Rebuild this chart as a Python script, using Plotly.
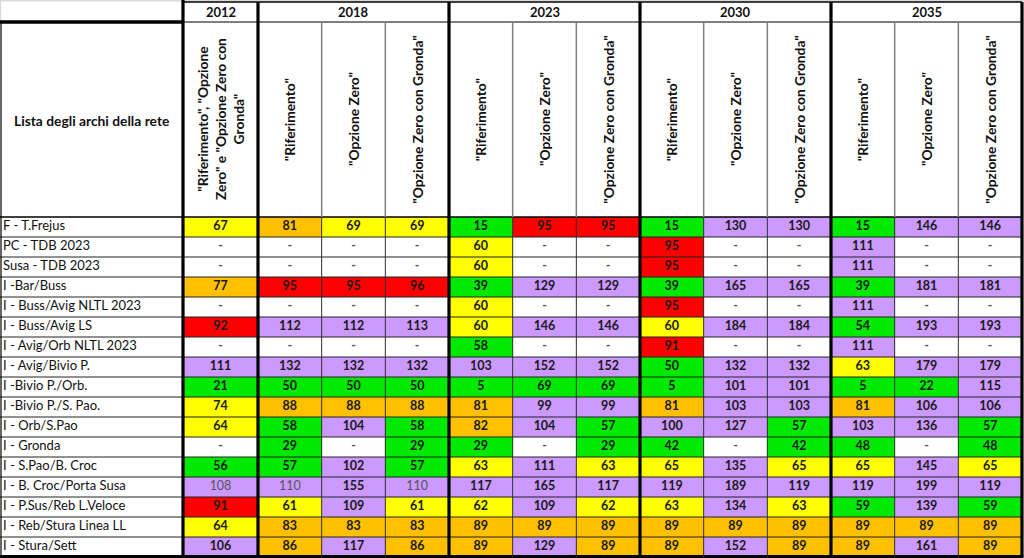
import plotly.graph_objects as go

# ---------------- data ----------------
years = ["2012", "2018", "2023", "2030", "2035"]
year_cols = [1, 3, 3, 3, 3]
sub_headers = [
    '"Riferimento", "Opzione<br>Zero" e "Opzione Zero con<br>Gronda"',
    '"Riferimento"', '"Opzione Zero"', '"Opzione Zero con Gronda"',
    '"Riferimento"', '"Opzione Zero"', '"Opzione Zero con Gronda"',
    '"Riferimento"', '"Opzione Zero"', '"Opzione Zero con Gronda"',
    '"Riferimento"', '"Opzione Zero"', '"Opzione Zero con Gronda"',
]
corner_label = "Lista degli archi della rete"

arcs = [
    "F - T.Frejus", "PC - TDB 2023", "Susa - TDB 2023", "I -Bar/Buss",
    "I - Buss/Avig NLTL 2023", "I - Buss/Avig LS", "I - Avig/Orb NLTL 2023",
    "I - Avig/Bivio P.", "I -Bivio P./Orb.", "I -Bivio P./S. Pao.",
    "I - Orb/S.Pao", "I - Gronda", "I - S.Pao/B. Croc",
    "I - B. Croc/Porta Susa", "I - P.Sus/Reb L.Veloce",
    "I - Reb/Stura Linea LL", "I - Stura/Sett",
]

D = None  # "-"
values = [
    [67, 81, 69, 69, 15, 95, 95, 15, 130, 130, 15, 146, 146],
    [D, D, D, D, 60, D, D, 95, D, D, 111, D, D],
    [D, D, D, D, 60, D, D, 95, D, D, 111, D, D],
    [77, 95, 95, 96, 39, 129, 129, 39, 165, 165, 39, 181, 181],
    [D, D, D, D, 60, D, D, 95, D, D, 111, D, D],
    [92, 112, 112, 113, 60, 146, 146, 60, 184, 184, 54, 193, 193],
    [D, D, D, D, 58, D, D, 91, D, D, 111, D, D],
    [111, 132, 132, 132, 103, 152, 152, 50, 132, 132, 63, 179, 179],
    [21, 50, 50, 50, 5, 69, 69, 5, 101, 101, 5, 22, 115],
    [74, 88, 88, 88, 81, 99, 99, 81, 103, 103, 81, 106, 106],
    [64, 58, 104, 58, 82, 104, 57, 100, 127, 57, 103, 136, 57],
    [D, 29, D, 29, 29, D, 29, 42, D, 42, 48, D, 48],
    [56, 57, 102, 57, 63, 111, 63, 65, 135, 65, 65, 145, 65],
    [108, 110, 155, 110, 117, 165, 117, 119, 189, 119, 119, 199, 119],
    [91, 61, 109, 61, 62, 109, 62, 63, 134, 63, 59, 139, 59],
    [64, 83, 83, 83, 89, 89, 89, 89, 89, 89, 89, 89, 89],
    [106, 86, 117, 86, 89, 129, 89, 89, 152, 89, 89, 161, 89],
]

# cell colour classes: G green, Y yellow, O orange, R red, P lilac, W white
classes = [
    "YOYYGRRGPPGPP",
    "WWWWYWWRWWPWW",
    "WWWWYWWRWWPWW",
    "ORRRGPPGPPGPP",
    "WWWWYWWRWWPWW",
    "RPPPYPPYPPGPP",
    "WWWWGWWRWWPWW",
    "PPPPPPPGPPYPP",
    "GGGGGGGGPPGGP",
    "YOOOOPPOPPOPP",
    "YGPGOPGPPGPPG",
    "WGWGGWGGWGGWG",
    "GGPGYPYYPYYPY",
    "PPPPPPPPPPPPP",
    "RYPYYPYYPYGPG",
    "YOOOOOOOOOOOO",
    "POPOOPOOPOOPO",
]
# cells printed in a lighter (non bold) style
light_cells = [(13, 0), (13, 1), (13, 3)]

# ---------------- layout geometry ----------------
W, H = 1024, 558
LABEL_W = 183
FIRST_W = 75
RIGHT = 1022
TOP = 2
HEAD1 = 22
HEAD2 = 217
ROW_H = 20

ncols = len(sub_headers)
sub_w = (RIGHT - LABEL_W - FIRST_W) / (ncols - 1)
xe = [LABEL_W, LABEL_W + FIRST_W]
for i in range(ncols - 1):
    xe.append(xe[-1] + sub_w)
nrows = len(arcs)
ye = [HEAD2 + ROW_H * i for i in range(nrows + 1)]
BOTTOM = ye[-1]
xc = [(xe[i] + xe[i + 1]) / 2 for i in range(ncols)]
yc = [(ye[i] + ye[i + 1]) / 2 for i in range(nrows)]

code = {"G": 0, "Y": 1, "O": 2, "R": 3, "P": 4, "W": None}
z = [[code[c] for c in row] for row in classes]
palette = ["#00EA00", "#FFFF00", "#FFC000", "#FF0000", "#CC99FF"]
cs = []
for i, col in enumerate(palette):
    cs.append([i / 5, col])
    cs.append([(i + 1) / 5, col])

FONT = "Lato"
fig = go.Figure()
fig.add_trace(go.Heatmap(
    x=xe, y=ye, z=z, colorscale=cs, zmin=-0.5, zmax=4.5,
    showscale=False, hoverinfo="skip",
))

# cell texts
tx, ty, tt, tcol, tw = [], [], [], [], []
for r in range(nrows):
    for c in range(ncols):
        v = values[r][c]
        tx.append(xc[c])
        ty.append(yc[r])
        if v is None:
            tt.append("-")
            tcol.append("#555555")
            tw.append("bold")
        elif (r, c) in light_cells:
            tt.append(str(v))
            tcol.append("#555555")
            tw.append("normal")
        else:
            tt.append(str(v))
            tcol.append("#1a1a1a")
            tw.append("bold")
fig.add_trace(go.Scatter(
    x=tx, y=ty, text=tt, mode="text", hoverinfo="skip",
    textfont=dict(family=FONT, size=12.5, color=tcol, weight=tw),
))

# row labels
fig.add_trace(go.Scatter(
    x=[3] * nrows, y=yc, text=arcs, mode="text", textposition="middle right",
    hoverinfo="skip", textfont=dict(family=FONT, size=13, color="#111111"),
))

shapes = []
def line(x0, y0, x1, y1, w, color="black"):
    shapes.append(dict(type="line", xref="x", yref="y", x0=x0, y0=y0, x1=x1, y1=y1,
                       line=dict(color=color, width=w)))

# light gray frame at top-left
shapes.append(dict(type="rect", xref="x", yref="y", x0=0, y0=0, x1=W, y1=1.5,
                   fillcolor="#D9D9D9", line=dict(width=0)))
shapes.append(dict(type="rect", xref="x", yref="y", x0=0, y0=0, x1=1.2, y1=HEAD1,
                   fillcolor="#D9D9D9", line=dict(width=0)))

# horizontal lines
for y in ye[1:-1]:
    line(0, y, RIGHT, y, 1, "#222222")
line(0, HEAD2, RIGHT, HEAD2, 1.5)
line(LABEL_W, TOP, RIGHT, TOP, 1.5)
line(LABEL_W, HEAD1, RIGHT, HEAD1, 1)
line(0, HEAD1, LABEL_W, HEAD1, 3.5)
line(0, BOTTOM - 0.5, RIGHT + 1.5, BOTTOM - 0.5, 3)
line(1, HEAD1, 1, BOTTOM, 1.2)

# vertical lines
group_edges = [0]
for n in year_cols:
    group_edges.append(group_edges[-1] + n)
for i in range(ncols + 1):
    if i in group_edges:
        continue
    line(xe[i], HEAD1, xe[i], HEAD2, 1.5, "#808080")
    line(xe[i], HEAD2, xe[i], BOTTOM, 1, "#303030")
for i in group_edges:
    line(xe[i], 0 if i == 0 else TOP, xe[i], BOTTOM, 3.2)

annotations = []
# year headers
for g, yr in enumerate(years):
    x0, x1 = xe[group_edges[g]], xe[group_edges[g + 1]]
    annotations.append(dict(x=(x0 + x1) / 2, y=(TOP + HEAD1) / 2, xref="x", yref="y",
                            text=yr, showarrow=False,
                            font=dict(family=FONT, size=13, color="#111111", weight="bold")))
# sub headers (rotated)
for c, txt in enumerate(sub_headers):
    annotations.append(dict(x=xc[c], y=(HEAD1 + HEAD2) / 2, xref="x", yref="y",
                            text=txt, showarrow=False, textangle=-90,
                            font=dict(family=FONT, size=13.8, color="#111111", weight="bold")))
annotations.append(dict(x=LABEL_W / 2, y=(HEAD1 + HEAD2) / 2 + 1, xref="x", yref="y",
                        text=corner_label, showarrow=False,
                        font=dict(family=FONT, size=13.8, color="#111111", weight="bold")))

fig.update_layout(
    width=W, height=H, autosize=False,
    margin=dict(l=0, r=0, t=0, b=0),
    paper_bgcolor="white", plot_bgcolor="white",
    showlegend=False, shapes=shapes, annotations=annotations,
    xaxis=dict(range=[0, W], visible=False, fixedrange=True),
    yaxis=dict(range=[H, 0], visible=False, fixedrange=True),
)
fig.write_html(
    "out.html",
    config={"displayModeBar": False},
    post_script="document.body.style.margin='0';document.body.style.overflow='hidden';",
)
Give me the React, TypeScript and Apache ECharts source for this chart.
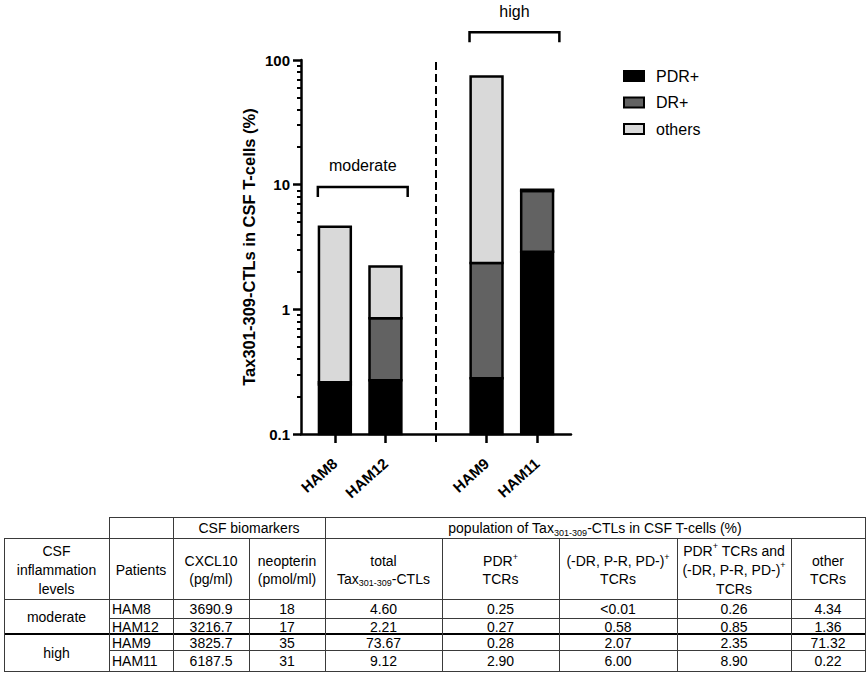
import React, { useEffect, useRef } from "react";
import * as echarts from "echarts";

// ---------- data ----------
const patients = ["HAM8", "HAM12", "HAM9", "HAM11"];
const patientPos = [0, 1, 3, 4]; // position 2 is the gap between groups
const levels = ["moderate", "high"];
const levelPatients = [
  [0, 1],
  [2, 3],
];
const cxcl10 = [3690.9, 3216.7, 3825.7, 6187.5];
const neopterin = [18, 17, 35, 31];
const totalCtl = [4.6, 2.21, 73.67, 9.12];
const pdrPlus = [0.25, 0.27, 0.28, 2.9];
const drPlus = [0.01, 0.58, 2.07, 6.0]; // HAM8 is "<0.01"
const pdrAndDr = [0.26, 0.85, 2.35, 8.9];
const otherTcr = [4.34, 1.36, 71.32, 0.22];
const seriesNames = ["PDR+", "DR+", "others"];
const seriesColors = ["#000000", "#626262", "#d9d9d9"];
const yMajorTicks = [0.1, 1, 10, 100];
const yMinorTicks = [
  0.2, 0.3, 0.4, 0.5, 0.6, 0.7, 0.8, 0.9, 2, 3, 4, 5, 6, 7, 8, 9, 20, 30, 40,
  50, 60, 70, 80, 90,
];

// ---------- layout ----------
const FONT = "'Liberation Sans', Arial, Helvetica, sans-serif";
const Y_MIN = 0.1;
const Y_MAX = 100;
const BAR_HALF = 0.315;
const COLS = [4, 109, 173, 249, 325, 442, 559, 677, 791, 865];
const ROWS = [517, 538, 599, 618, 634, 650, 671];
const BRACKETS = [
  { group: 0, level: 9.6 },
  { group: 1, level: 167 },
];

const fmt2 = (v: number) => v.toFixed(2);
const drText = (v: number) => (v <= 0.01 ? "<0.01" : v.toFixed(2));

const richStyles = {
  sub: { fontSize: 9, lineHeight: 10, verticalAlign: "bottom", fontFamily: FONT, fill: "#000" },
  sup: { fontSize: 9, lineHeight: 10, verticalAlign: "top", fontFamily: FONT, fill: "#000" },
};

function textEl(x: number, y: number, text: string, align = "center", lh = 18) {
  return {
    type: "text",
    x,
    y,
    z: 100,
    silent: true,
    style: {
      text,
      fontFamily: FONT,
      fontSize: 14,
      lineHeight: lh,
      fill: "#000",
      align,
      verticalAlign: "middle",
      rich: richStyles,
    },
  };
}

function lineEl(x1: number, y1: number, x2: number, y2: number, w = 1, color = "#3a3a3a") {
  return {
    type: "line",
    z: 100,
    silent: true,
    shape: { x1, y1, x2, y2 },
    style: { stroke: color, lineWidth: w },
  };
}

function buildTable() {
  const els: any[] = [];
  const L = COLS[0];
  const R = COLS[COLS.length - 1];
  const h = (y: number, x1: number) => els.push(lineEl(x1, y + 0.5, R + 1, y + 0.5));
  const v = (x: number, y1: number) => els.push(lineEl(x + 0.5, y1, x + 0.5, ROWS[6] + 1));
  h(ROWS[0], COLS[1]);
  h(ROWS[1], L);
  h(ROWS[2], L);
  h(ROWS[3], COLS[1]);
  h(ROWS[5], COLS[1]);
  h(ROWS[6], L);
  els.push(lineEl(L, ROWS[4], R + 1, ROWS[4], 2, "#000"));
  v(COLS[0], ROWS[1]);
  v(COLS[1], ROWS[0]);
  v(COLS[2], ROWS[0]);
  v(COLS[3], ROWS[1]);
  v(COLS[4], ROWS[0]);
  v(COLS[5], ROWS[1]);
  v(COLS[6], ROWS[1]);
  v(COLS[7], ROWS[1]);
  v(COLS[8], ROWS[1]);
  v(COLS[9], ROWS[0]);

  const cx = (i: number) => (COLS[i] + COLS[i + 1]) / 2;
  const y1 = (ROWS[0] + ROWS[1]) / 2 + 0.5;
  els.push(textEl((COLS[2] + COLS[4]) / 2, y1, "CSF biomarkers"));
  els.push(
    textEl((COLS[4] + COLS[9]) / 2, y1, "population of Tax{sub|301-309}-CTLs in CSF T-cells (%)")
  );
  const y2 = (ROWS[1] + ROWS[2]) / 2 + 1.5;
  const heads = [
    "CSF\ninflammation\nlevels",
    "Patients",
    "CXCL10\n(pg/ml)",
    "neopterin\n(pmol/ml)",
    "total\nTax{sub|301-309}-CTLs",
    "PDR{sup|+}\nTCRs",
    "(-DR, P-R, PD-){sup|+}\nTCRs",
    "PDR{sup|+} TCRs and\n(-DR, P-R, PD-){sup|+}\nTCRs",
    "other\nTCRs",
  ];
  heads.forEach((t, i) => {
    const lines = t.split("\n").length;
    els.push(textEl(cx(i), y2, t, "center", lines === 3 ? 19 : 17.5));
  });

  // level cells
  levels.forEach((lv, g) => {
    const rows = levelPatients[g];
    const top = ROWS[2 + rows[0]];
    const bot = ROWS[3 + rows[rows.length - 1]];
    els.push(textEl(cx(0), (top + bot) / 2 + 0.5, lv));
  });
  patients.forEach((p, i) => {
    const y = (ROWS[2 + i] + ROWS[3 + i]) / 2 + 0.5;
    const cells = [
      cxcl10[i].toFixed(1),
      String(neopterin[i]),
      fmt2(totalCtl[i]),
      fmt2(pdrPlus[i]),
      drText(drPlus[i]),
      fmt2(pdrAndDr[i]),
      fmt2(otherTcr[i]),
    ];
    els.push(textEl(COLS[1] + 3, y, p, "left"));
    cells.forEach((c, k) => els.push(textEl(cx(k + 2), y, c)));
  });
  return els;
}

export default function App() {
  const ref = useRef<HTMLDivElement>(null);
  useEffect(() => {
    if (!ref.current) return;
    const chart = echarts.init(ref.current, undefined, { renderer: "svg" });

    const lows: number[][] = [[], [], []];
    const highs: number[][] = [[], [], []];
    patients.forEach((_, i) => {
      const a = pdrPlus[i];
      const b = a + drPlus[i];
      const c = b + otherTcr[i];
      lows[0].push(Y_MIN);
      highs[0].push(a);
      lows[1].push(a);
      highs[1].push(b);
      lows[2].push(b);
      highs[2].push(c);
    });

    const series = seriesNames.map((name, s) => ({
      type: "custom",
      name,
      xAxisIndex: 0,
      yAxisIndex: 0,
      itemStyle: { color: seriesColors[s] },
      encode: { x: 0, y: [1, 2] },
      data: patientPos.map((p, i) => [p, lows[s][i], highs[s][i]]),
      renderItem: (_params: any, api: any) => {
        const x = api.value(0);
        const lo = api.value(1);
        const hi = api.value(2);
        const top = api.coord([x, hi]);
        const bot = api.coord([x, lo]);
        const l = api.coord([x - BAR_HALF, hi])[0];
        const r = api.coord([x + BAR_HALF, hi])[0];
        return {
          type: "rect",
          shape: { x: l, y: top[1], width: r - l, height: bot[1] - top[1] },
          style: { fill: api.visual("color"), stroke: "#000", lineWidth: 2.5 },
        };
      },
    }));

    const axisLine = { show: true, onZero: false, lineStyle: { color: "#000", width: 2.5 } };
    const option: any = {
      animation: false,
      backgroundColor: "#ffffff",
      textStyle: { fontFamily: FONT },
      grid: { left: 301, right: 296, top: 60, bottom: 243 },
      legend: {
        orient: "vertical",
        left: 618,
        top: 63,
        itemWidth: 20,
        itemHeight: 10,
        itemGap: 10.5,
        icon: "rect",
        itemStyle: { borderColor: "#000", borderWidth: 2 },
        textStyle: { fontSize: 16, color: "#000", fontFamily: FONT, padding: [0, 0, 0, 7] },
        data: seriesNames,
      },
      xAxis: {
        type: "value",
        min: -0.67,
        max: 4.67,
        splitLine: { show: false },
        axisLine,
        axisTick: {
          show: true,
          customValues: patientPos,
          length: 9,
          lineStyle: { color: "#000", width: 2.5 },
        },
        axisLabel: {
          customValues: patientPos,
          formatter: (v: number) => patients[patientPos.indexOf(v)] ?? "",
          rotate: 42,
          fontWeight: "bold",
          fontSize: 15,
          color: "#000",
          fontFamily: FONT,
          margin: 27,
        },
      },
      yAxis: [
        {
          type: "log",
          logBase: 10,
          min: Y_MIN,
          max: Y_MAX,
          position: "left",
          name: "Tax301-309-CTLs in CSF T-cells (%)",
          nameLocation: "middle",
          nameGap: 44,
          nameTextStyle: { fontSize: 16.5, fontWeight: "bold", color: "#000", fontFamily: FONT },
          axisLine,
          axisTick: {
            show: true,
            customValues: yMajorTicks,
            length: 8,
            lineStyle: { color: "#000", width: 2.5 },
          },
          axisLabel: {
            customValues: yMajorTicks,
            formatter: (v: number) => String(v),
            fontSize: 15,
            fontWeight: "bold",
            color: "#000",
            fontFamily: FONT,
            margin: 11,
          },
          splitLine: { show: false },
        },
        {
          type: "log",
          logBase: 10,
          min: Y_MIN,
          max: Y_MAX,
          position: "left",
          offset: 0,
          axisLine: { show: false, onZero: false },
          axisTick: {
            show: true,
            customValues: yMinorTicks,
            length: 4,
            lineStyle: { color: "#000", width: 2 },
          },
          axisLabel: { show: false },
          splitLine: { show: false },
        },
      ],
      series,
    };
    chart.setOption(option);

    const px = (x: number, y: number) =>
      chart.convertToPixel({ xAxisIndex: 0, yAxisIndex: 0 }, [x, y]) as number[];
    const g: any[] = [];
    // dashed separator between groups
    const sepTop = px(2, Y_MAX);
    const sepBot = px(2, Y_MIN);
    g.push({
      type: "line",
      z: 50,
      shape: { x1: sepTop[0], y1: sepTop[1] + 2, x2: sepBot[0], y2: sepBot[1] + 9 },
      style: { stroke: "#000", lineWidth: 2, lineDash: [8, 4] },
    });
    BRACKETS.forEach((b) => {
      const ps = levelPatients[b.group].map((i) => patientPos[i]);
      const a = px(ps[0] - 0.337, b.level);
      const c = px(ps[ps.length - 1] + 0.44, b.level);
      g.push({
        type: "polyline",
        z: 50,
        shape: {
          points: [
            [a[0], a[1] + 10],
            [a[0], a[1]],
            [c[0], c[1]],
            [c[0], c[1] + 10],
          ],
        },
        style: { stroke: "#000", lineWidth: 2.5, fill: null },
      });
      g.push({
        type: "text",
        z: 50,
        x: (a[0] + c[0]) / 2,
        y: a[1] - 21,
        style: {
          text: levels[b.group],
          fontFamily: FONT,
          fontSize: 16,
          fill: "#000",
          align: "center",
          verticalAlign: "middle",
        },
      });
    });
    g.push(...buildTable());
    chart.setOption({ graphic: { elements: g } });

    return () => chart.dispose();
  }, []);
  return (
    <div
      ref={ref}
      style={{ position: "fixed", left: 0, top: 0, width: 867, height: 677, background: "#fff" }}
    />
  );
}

============================================================

* Task to carry out
Reproduce the entries exactly, from the line with "Give me the" to the line with "import * as", both lines included, keeping no pictures.

* Response for this exercise
Give me the React, TypeScript and Apache ECharts source for this chart.
import React, { useEffect, useRef } from "react";
import * as echarts from "echarts";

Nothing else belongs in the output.